Monday, Apr. 15, 1991

The Deity of Modern Dance Martha Graham: 1894-1991

By Martha Duffy

Martha Graham finally retired from the stage at 75, but the decision came hard. A philosophical friend suggested she must remember that she was not a goddess but a mortal. "That's difficult," Graham replied, "when you see yourself as a goddess and behave like one."

When she died last week, at 96, after a two-month battle with pneumonia, dance lovers -- from young members of her company to the thousands she trained and nurtured -- could hardly believe that she had succumbed to any physical weakness. She was the reigning deity of modern dance. If she did not invent it -- there are always forerunners in any movement -- she embodied it, propagated it, imposed a clear discipline and aesthetic on a new, inchoate art. By the 1950s she was the biggest dance celebrity in the country. She could inflame almost any audience, and she was a genius at dealing with donors and the press. Her personal flair -- her Easter Island mask of a face, her extravagantly theatrical wardrobe -- made her slightest gestures, onstage or off, indelible.

The hallmark of her choreography, as well as her performances, was fierce concentration and intensity. She went for the biggest, broadest gesture, the most vivid rage, the most startling image of love. What interested her was not the airiness and elevation of ballet. She made the earth her touchstone and reveled in the downward pull of gravity.

It was a revolution in motion equal to that of abstraction in painting. All modern choreographers are in her debt (some, like Merce Cunningham, because they rebel against her), but her influence goes beyond dance. Bette Davis, who called her "a straight line, a divining rod," learned how to fall down a flight of stairs in her classes; Richard Boone (Have Gun Will Travel) how to fall as if he had been shot. The kids who jazz-dance the night away are moving from the gut and the torso; those powerful thrusts began in her works.

She was born into a comfortable, 10-generation American family in Allegheny, Pa. (now part of Pittsburgh). Her father, a doctor, was a strong influence on her personality. He frowned on dancing, yet he once admonished her, "Martha, you must never lie to me, because movement never lies, and when I see your body I'll know you are lying." She never forgot that, and a passionate integrity drove her every gesture. Extravagant she might be, or austere, but never false.

Her early dance inspiration was surprising: Ruth St. Denis, who charmed audiences with free-form creations perfumed with the exoticism of the Orient. Entranced, Graham joined the Denishawn company, but left in 1923 to try Broadway dancing. By 1926 she had formed a group, which performed in New York. The masterpieces began to flow, as they would over several decades. There was a cluster of distinctively American works, such as Letter to the World, about Emily Dickinson, and the ever vernal Appalachian Spring. Though a quintessential modernist, she was attracted to doomed classical heroines: Clytemnestra, Medea, Alcestis, Phaedra.
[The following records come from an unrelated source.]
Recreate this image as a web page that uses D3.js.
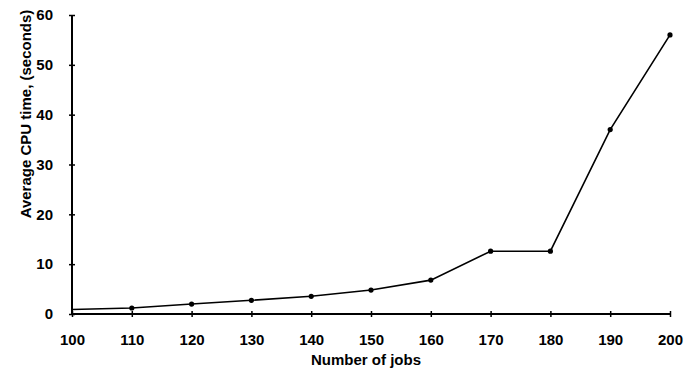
<!DOCTYPE html>
<html>
<head>
<meta charset="utf-8">
<script src="https://cdn.jsdelivr.net/npm/d3@7"></script>
<style>
  body { margin: 0; background: #fff; }
  text { font-family: "Liberation Sans", Arial, sans-serif; font-weight: bold; }
</style>
</head>
<body>
<svg id="chart"></svg>
<script>
// data
const jobs = [100, 110, 120, 130, 140, 150, 160, 170, 180, 190, 200];
const cpuTime = [0.9, 1.2, 2.0, 2.75, 3.55, 4.8, 6.8, 12.6, 12.6, 37, 56];
const showMarker = [false, true, true, true, true, true, true, true, true, true, true];
const xTicks = [100, 110, 120, 130, 140, 150, 160, 170, 180, 190, 200];
const yTicks = [0, 10, 20, 30, 40, 50, 60];

const W = 692, H = 369;
const margin = {top: 15, right: 22, bottom: 55, left: 72};
const width = W - margin.left - margin.right;
const height = H - margin.top - margin.bottom;

const svg = d3.select('#chart').attr('width', W).attr('height', H);
const g = svg.append('g').attr('transform', `translate(${margin.left},${margin.top})`);

const x = d3.scaleLinear().domain([100, 200]).range([0, width]);
const y = d3.scaleLinear().domain([0, 60]).range([height, 0]);

// y axis
const yAxis = g.append('g')
    .call(d3.axisLeft(y).tickValues(yTicks).tickSize(3).tickPadding(16));
yAxis.select('.domain').attr('stroke-width', 2).attr('d', `M0,${height}V0`);
yAxis.selectAll('.tick line').attr('x1', -3).attr('x2', 3).attr('stroke-width', 1.5);
yAxis.selectAll('.tick text').attr('font-size', 15).attr('fill', '#000');

// x axis
const xAxis = g.append('g')
    .attr('transform', `translate(0,${height})`)
    .call(d3.axisBottom(x).tickValues(xTicks).tickSize(3).tickPadding(17));
xAxis.select('.domain').attr('stroke-width', 2).attr('d', `M0,0H${width}`);
xAxis.selectAll('.tick line').attr('y1', -3).attr('y2', 3).attr('stroke-width', 1.5);
xAxis.selectAll('.tick text').attr('font-size', 15).attr('fill', '#000');

const pts = jobs.map((j, i) => ({x: j, y: cpuTime[i], m: showMarker[i]}));

const line = d3.line().x(d => x(d.x)).y(d => y(d.y));
g.append('path')
    .datum(pts)
    .attr('fill', 'none')
    .attr('stroke', '#000')
    .attr('stroke-width', 1.6)
    .attr('d', line);

g.selectAll('circle.pt')
    .data(pts.filter(d => d.m))
    .enter().append('circle')
    .attr('class', 'pt')
    .attr('cx', d => x(d.x))
    .attr('cy', d => y(d.y))
    .attr('r', 2.6)
    .attr('fill', '#000');

// axis titles
svg.append('text')
    .attr('x', 366).attr('y', 365)
    .attr('text-anchor', 'middle')
    .attr('font-size', 15)
    .text('Number of jobs');

svg.append('text')
    .attr('transform', 'translate(31,114) rotate(-90)')
    .attr('text-anchor', 'middle')
    .attr('font-size', 15)
    .text('Average CPU time, (seconds)');
</script>
</body>
</html>
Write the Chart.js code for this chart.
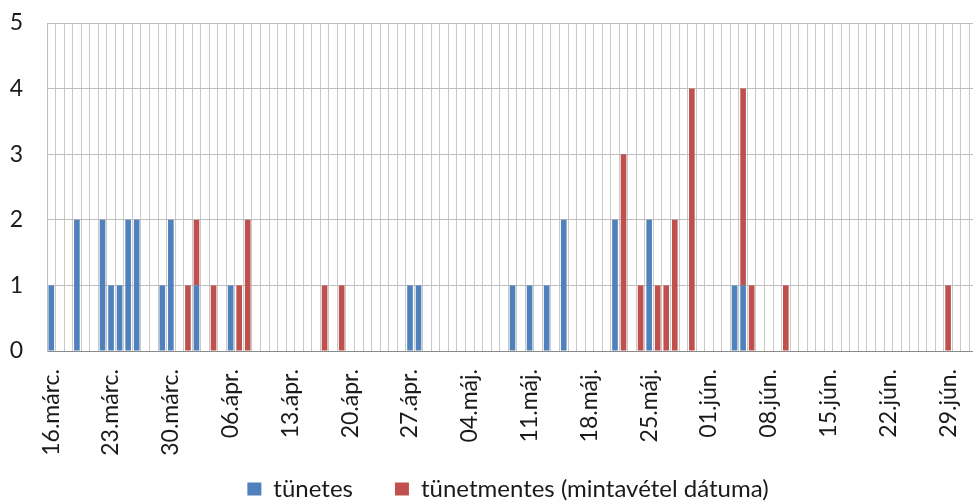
<!DOCTYPE html>
<html>
<head>
<meta charset="utf-8">
<script src="https://cdn.jsdelivr.net/npm/chart.js@4"></script>
<style>
  html, body { margin: 0; padding: 0; background: #fff; overflow: hidden; }
  #wrap { width: 1016px; height: 511px; }
</style>
</head>
<body>
<div id="wrap"><canvas id="chart"></canvas></div>
<script>
// one category per day, 16 March to 2 July (the last one is cut off at the edge)
const startDay = new Date(Date.UTC(2020, 2, 16));
const categories = [];
for (let i = 0; i < 109; i++) {
  const d = new Date(startDay.getTime() + i * 86400000);
  categories.push(d.toISOString().slice(0, 10));
}

// a label under every 7th day
const tickLabels = ['16.márc.', '23.márc.', '30.márc.', '06.ápr.', '13.ápr.', '20.ápr.', '27.ápr.',
  '04.máj.', '11.máj.', '18.máj.', '25.máj.', '01.jún.', '08.jún.', '15.jún.', '22.jún.', '29.jún.'];

// rows are weeks
const tunetes = [
  1, 0, 0, 2, 0, 0, 2,
  1, 1, 2, 2, 0, 0, 1,
  2, 0, 0, 1, 0, 0, 0,
  1, 0, 0, 0, 0, 0, 0,
  0, 0, 0, 0, 0, 0, 0,
  0, 0, 0, 0, 0, 0, 0,
  1, 1, 0, 0, 0, 0, 0,
  0, 0, 0, 0, 0, 1, 0,
  1, 0, 1, 0, 2, 0, 0,
  0, 0, 0, 2, 0, 0, 0,
  2, 0, 0, 0, 0, 0, 0,
  0, 0, 0, 1, 1, 0, 0,
  0, 0, 0, 0, 0, 0, 0,
  0, 0, 0, 0, 0, 0, 0,
  0, 0, 0, 0, 0, 0, 0,
  0, 0, 0, 0
];

const tunetmentes = [
  0, 0, 0, 0, 0, 0, 0,
  0, 0, 0, 0, 0, 0, 0,
  0, 0, 1, 1, 0, 1, 0,
  0, 1, 2, 0, 0, 0, 0,
  0, 0, 0, 0, 1, 0, 1,
  0, 0, 0, 0, 0, 0, 0,
  0, 0, 0, 0, 0, 0, 0,
  0, 0, 0, 0, 0, 0, 0,
  0, 0, 0, 0, 0, 0, 0,
  0, 0, 0, 0, 3, 0, 1,
  0, 1, 1, 2, 0, 4, 0,
  0, 0, 0, 0, 3, 1, 0,
  0, 0, 1, 0, 0, 0, 0,
  0, 0, 0, 0, 0, 0, 0,
  0, 0, 0, 0, 0, 0, 0,
  1, 0, 0, 0
];

const legendFont = 24;
const legendPad = 42;
const legendH = legendFont + legendPad + 10;

Chart.defaults.font.family = 'Lato, "Open Sans", sans-serif';
Chart.defaults.font.size = 23;
Chart.defaults.color = '#1a1a1a';

new Chart(document.getElementById('chart'), {
  type: 'bar',
  data: {
    labels: categories,
    datasets: [{
      label: 'tünetes',
      data: tunetes,
      backgroundColor: '#4F81BD',
      barPercentage: 0.66,
      categoryPercentage: 1
    }, {
      label: 'tünetmentes (mintavétel dátuma)',
      data: tunetmentes,
      backgroundColor: '#C0504D',
      barPercentage: 0.66,
      categoryPercentage: 1
    }]
  },
  options: {
    responsive: true,
    maintainAspectRatio: false,
    animation: false,
    layout: { padding: { top: 23, left: 0, right: 0, bottom: 0 } },
    plugins: {
      legend: {
        position: 'bottom',
        labels: { boxWidth: 14, boxHeight: 13, padding: legendPad, font: { size: legendFont } }
      },
      tooltip: { enabled: false }
    },
    scales: {
      x: {
        stacked: true,
        grid: { color: '#CACACA', drawTicks: false, offset: true },
        border: { color: '#8C8C8C' },
        ticks: {
          autoSkip: false,
          maxRotation: 90,
          minRotation: 90,
          padding: 18,
          callback: function (v, i) {
            return i % 7 === 0 ? tickLabels[i / 7] : '';
          }
        },
        afterFit: function (scale) {
          scale.height = 511 - 351 - legendH;
          scale.paddingLeft = 0;
          scale.paddingRight = 0;
          // let the long date labels run past the axis box, like the original
          scale._computeLabelArea = function () { return undefined; };
        }
      },
      y: {
        stacked: true,
        min: 0,
        max: 5,
        grid: { color: '#BDBDBD', drawTicks: false },
        border: { color: '#BDBDBD' },
        ticks: { stepSize: 1, padding: 24 },
        afterFit: function (scale) {
          scale.width = 47;
          scale.paddingTop = 0;
          scale.paddingBottom = 0;
        }
      },
      // empty strip on the right, keeps the plot edge where the original one is cut
      yRight: {
        position: 'right',
        min: 0,
        max: 5,
        grid: { display: false },
        border: { display: false },
        ticks: { display: false },
        afterFit: function (scale) {
          scale.width = 38;
          scale.paddingTop = 0;
          scale.paddingBottom = 0;
        }
      }
    }
  }
});
</script>
</body>
</html>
In the '20s she began a long liaison with composer Louis Horst, who became her musical mentor. In 1948 she was briefly married to Erick Hawkins, a thrilling dancer who later founded his own enduring company. She never lacked for acolytes: Rudolf Nureyev and Mikhail Baryshnikov, who offered their classically trained bodies to her training, and the late designer Halston, who cosseted her and dressed her like the goddess she was in her later years.

In the studio she could be harsh. She spoke in a whisper that was louder than a shout. On occasion she laughed heartily at her students' efforts. "With Martha," Richard Boone once said, "you get it right away or jump out the window." Glen Tetley, a protege in the 1950s, went on to become a ballet choreographer. Just before his first major premiere, he developed crippling back spasms; no one else knew his role. Graham solved the problem. Spying him in a cafeteria, she walked over and slapped his face hard. "You stand up there and go out and dance," she commanded. "It was the shock I needed," says Tetley.

Her dancers worshiped her. Says Tetley: "It was like belonging to the most wonderful religious sect. With Martha you were not only training the body but opening the soul." Shelley Washington, who danced for Graham in the '70s, recalls some sources of her magic: "She was a fabulous storyteller -- there was such vitality and imagery."

After Graham stopped performing, she was still in the spotlight: marching on Washington to plead for government grants, attending fund-raising galas where she spoke mesmerizingly about her life. Her father became a regular player in these little monologues as she summoned up her childhood self riding beside him in the buggy while he made his rounds. Perhaps it was then that the seeds of an artistic revolution were sown, that the secret lies in an indomitable commitment to honesty in motion.